▶ THE EXERCISE: Check each line of the entries below for the string "this" and state how many lines have it, with no other text.

▶ TASK MATERIAL:
========================================
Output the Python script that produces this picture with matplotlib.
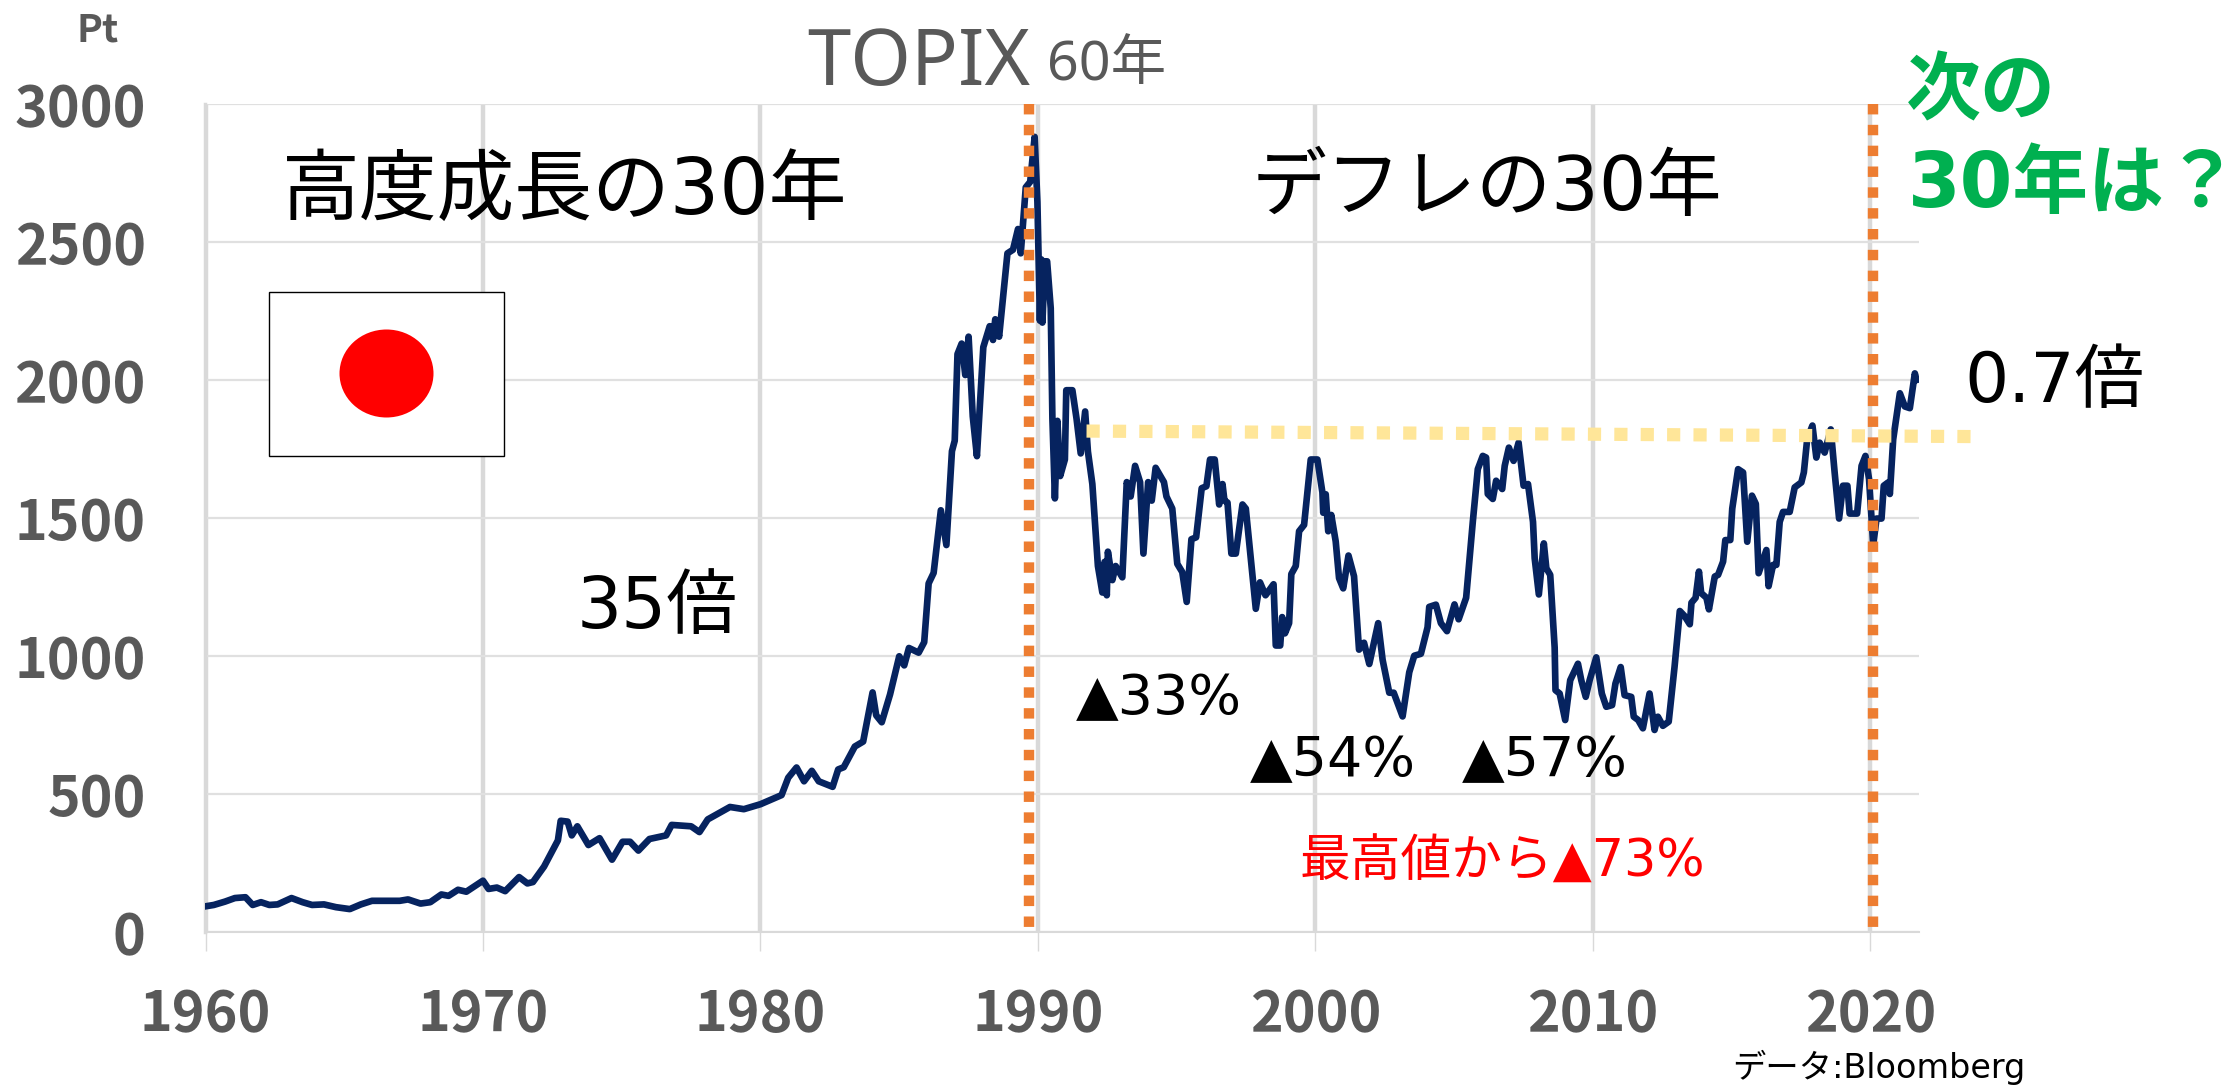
========================================
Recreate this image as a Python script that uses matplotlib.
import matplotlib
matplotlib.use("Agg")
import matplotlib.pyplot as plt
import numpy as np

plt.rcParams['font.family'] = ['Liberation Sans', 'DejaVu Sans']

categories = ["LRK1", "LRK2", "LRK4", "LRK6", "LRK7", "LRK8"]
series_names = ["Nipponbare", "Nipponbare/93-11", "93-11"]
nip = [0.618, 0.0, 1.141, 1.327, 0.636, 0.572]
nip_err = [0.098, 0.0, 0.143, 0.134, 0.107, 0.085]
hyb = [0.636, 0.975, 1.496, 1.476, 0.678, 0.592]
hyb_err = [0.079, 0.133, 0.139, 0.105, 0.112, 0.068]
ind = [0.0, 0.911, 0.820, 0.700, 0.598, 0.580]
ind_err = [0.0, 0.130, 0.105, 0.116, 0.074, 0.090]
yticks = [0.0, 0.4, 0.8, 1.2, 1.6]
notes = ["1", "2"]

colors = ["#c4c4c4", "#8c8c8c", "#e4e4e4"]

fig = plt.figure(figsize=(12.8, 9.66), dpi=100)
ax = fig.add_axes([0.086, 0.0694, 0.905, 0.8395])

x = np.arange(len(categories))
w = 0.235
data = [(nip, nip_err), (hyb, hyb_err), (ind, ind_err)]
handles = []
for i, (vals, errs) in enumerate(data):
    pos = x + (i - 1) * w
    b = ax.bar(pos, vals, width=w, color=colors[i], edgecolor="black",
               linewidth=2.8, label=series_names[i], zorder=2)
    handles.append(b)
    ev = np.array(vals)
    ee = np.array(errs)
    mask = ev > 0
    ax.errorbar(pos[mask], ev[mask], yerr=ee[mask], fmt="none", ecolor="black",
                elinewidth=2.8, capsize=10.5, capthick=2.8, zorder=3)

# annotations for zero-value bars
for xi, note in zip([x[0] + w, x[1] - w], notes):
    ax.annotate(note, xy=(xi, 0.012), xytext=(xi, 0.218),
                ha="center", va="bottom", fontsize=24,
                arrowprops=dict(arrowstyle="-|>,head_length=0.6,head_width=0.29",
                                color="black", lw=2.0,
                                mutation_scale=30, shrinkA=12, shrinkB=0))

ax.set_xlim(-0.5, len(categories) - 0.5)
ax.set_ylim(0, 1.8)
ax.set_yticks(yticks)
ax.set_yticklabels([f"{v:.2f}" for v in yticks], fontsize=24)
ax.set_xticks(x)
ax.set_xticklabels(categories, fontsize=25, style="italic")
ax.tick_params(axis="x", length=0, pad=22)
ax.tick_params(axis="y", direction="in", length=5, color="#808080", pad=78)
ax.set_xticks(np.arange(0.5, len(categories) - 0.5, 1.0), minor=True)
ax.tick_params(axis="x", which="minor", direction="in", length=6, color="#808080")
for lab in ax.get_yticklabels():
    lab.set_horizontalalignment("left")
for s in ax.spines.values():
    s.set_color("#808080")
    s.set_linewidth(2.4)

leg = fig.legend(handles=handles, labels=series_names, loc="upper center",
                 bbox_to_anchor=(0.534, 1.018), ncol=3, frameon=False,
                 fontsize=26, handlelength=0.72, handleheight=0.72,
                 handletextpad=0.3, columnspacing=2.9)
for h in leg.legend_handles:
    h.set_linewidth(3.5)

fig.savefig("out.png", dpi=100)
========================================
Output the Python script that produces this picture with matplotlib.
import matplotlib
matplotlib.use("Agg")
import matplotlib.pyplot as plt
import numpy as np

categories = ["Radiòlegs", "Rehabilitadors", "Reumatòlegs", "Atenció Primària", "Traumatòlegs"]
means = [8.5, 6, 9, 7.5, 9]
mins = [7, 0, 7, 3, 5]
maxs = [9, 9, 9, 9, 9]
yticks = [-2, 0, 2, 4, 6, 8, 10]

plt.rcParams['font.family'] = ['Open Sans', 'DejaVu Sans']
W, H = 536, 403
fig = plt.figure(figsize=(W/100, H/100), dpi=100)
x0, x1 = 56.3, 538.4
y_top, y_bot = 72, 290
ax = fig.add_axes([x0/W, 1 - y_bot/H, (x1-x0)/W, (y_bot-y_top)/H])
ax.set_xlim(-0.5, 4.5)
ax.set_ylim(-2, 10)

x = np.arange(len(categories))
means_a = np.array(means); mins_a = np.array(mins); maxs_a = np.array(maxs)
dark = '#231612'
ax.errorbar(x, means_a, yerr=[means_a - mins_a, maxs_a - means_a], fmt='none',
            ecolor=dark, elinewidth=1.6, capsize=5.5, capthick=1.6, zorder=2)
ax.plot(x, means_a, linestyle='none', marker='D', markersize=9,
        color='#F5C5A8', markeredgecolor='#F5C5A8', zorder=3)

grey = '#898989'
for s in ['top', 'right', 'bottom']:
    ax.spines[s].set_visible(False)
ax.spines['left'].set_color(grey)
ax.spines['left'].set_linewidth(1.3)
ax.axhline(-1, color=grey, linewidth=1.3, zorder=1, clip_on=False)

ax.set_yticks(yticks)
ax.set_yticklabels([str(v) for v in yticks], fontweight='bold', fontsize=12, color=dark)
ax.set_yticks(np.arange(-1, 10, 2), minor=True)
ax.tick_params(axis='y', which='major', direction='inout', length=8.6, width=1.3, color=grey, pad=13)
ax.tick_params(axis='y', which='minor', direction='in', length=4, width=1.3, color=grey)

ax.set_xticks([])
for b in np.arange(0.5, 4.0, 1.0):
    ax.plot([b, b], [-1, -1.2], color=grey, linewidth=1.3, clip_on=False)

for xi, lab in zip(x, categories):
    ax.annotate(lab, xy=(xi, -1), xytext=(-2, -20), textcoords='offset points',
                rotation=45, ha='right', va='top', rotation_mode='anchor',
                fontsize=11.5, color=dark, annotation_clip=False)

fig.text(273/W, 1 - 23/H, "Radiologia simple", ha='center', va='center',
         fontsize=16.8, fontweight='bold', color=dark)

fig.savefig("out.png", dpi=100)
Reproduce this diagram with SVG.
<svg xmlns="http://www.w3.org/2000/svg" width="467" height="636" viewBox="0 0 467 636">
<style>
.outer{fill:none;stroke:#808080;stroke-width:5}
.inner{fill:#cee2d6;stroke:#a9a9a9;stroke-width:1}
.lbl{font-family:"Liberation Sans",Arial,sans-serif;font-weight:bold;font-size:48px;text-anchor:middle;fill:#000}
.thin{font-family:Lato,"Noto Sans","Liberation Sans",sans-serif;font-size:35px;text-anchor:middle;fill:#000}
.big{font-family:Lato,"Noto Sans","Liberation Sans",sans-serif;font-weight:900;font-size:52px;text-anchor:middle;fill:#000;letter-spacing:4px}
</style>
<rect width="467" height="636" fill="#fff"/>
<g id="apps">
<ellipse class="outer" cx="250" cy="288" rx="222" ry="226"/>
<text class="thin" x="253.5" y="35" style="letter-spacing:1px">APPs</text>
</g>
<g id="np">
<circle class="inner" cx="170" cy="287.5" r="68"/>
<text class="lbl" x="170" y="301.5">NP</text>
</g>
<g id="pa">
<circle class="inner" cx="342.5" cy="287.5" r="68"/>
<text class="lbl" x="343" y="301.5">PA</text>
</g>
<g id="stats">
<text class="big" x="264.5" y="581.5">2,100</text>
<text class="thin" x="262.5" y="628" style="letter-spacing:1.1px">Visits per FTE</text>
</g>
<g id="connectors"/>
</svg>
========================================
▶ WRITTEN SOLUTION: 4